#### Exercise task:
Count how many lines of the material below have the word "this" and give only the number.

Code that draws figures:
* Begin *
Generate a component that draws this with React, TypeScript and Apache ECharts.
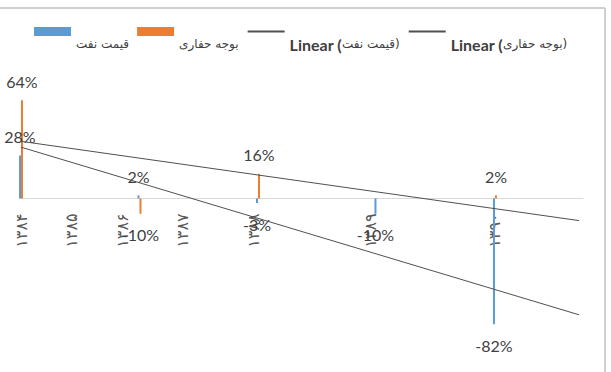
import React, { useEffect, useRef } from "react";
import * as echarts from "echarts";

// ---- data ----
const yearLabels = ["۱۳۸۴", "۱۳۸۵", "۱۳۸۶", "۱۳۸۷", "۱۳۸۸", "۱۳۸۹", "۱۳۹۰"];
const yearLabelSlots = [1.0, 1.43, 1.86, 2.36, 2.96, 3.95, 5.0];
const barSlots = [1, 2, 3, 4, 5];
const oilPrice = [28, 2, -3, -10, -82];
const drillingBudget: (number | null)[] = [64, -10, 16, null, 2];
const oilName = "قیمت نفت";
const budgetName = "بوجه حفاری";
const trendOilName = "Linear (قیمت نفت)";
const trendBudgetName = "Linear (بوجه حفاری)";
const trendForwardEnd = 5.71;
const yMin = -90;
const yMax = 70;

function linearFit(xs: number[], ys: (number | null)[]) {
  const pts = xs.map((x, i) => [x, ys[i]]).filter((p) => p[1] !== null) as number[][];
  const n = pts.length;
  const mx = pts.reduce((s, p) => s + p[0], 0) / n;
  const my = pts.reduce((s, p) => s + p[1], 0) / n;
  let sxy = 0, sxx = 0;
  pts.forEach((p) => { sxy += (p[0] - mx) * (p[1] - my); sxx += (p[0] - mx) ** 2; });
  const slope = sxy / sxx;
  const b = my - slope * mx;
  return (x: number) => slope * x + b;
}

export default function App() {
  const ref = useRef<HTMLDivElement>(null);
  useEffect(() => {
    if (!ref.current) return;
    const chart = echarts.init(ref.current, null, { renderer: "svg" });
    const fOil = linearFit(barSlots, oilPrice);
    const fBud = linearFit(barSlots, drillingBudget);
    const x0 = barSlots[0];
    const gridTop = 91;
    const gridBottom = 35.5;
    const gridHeight = 372 - gridTop - gridBottom;
    const zeroOffset = (gridHeight * (0 - yMin)) / (yMax - yMin);
    const labelStyle = { fontFamily: "Lato", fontSize: 16, color: "#404040" };
    const mkBarData = (vals: (number | null)[]) =>
      vals
        .map((v, i) => (v === null ? null : {
          value: [barSlots[i], v],
          label: { position: v >= 0 ? "top" : "bottom", distance: v >= 0 ? 11 : 13 },
        }))
        .filter((d) => d !== null);
    chart.setOption({
      animation: false,
      backgroundColor: "#ffffff",
      grid: { left: 21, right: 28, top: gridTop, bottom: gridBottom, containLabel: false, outerBoundsMode: "none" },
      legend: {
        left: 29,
        right: 0,
        top: 22,
        itemWidth: 37,
        itemHeight: 9,
        itemGap: 8,
        data: [
          { name: oilName, icon: "rect" },
          { name: budgetName, icon: "rect" },
          { name: trendOilName, itemStyle: { opacity: 0 } },
          { name: trendBudgetName, itemStyle: { opacity: 0 } },
        ],
        formatter: (name: string) =>
          name.startsWith("Linear") ? `{b|Linear (}{p|${name.slice(8)}}` : `{p|${name}}`,
        textStyle: {
          padding: [25, 0, 0, 0],
          rich: {
            b: { fontFamily: "Lato", fontWeight: "bold", fontSize: 16, color: "#404040" },
            p: { fontFamily: "DejaVu Sans", fontSize: 12, color: "#404040" },
          },
        },
      },
      xAxis: {
        type: "value",
        min: 1,
        max: 5.743,
        position: "bottom",
        offset: -zeroOffset,
        splitLine: { show: false },
        axisTick: { show: false },
        axisLine: { show: true, onZero: false, lineStyle: { color: "#d9d9d9", width: 1 } },
        axisLabel: {
          customValues: yearLabelSlots,
          showMinLabel: true,
          showMaxLabel: true,
          hideOverlap: false,
          rotate: 90,
          margin: 15,
          fontFamily: "DejaVu Sans",
          fontSize: 16,
          color: "#595959",
          formatter: (v: number) => {
            let best = 0;
            yearLabelSlots.forEach((s, i) => { if (Math.abs(s - v) < Math.abs(yearLabelSlots[best] - v)) best = i; });
            return yearLabels[best];
          },
        },
      },
      yAxis: {
        type: "value",
        min: yMin,
        max: yMax,
        show: false,
        splitLine: { show: false },
      },
      series: [
        {
          name: oilName,
          type: "bar",
          barWidth: 2,
          barGap: "0%",
          clip: false,
          itemStyle: { color: "#5B9BD5" },
          label: { show: true, ...labelStyle, formatter: (p: any) => `${p.value[1]}%` },
          data: mkBarData(oilPrice),
        },
        {
          name: budgetName,
          type: "bar",
          barWidth: 2,
          barGap: "0%",
          clip: false,
          itemStyle: { color: "#ED7D31" },
          label: { show: true, ...labelStyle, formatter: (p: any) => `${p.value[1]}%` },
          data: mkBarData(drillingBudget),
        },
        {
          name: trendOilName,
          type: "line",
          symbol: "none",
          clip: false,
          lineStyle: { color: "#505050", width: 1 },
          itemStyle: { color: "#505050" },
          data: [[x0, fOil(x0)], [trendForwardEnd, fOil(trendForwardEnd)]],
        },
        {
          name: trendBudgetName,
          type: "line",
          symbol: "none",
          clip: false,
          lineStyle: { color: "#505050", width: 1 },
          itemStyle: { color: "#505050" },
          data: [[x0, fBud(x0)], [trendForwardEnd, fBud(trendForwardEnd)]],
        },
      ],
      graphic: [
        { type: "line", shape: { x1: 0, y1: 8, x2: 605, y2: 8 }, style: { stroke: "#d0d0d0", lineWidth: 2 } },
        { type: "line", shape: { x1: 605, y1: 8, x2: 605, y2: 372 }, style: { stroke: "#d0d0d0", lineWidth: 2 } },
      ],
    });
    return () => chart.dispose();
  }, []);
  return (
    <div
      ref={ref}
      style={{ position: "fixed", left: 0, top: 0, width: 611, height: 372, background: "#fff" }}
    />
  );
}
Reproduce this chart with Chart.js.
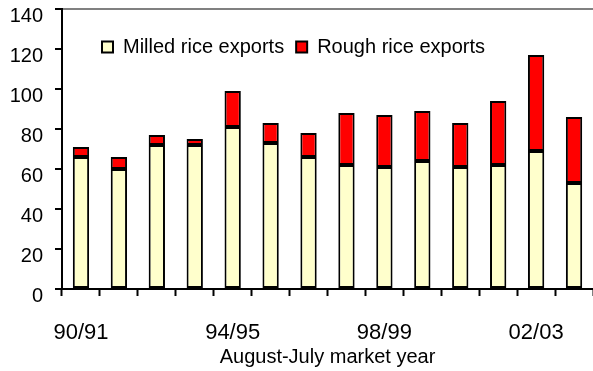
<!DOCTYPE html>
<html>
<head>
<meta charset="utf-8">
<title>Rice exports</title>
<script src="https://cdn.jsdelivr.net/npm/chart.js@4/dist/chart.umd.min.js"></script>
<style>
  html, body { margin: 0; padding: 0; background: #fff; }
  #wrap { width: 593px; height: 371px; }
</style>
</head>
<body>
<div id="wrap"><canvas id="bar-chart"></canvas></div>
<script>
// market years, August-July
const years = ['90/91', '91/92', '92/93', '93/94', '94/95', '95/96', '96/97',
               '97/98', '98/99', '99/00', '00/01', '01/02', '02/03', '03/04'];
// exports, stacked: milled at the bottom, rough on top
const milled = [66, 60, 72, 72, 81, 73, 66, 62, 61, 64, 61, 62, 69, 53];
const rough  = [5, 6, 5, 3, 18, 10, 12, 26, 26, 25, 22, 32, 48, 33];
const yTicks = [0, 20, 40, 60, 80, 100, 120, 140];

const FONT = 'Liberation Sans, Arial, sans-serif';
Chart.defaults.font.family = FONT;
Chart.defaults.color = '#000';

// legend sits inside the plot area on one row
const legendInside = {
    id: 'legendInside',
    beforeLayout(chart) {
        if (chart.legend) chart.legend.isHorizontal = () => true;
    },
    afterLayout(chart) {
        const lg = chart.legend;
        const w = lg.right - lg.left;
        lg.left = chart.chartArea.left + 28;
        lg.right = lg.left + w;
        lg.top += 16; lg.bottom += 16;
    }
};

const ctx = document.getElementById('bar-chart').getContext('2d');
new Chart(ctx, {
    type: 'bar',
    data: {
        labels: years,
        datasets: [{
            label: 'Milled rice exports',
            data: milled,
            backgroundColor: '#FFFFCC',
            borderColor: '#000',
            borderWidth: 2,
            borderSkipped: false
        }, {
            label: 'Rough rice exports',
            data: rough,
            backgroundColor: '#FF0000',
            borderColor: '#000',
            borderWidth: 2,
            borderSkipped: false
        }]
    },
    options: {
        responsive: true,
        maintainAspectRatio: false,
        animation: false,
        layout: { padding: { top: 9, right: 0, left: 0, bottom: 0 } },
        datasets: { bar: { categoryPercentage: 1, barPercentage: 0.43 } },
        plugins: {
            tooltip: { enabled: false },
            legend: {
                position: 'chartArea',
                align: 'start',
                labels: {
                    boxWidth: 11,
                    boxHeight: 11,
                    padding: 12,
                    color: '#000',
                    font: { size: 20, family: FONT }
                }
            }
        },
        scales: {
            x: {
                stacked: true,
                afterFit(s) { s.height = 82; s.paddingLeft = 0; s.paddingRight = 0; },
                border: { color: '#000', width: 2 },
                grid: { drawOnChartArea: false, tickLength: 7, tickColor: '#000', tickWidth: 2 },
                ticks: {
                    autoSkip: false,
                    maxRotation: 0,
                    padding: 24,
                    font: { size: 22 },
                    callback: (v, i) => (i % 4 === 0 ? years[i] : '')
                },
                title: {
                    display: true,
                    text: 'August-July market year',
                    font: { size: 20 },
                    padding: { top: 0, bottom: 2 }
                }
            },
            y: {
                stacked: true,
                min: 0,
                max: 140,
                afterFit(s) { s.width = 62; s.paddingTop = 0; s.paddingBottom = 0; },
                afterBuildTicks(s) { s.ticks = yTicks.map(v => ({ value: v })); },
                border: { color: '#000', width: 2 },
                grid: {
                    color: c => (c.tick && c.tick.value === 140 ? '#808080' : 'rgba(0,0,0,0)'),
                    lineWidth: 2,
                    tickLength: 7,
                    tickColor: '#000',
                    tickWidth: 2
                },
                ticks: {
                    padding: 12,
                    labelOffset: 7,
                    font: { size: 20 }
                }
            }
        }
    },
    plugins: [legendInside]
});
</script>
</body>
</html>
* End *
#### Solution below:
2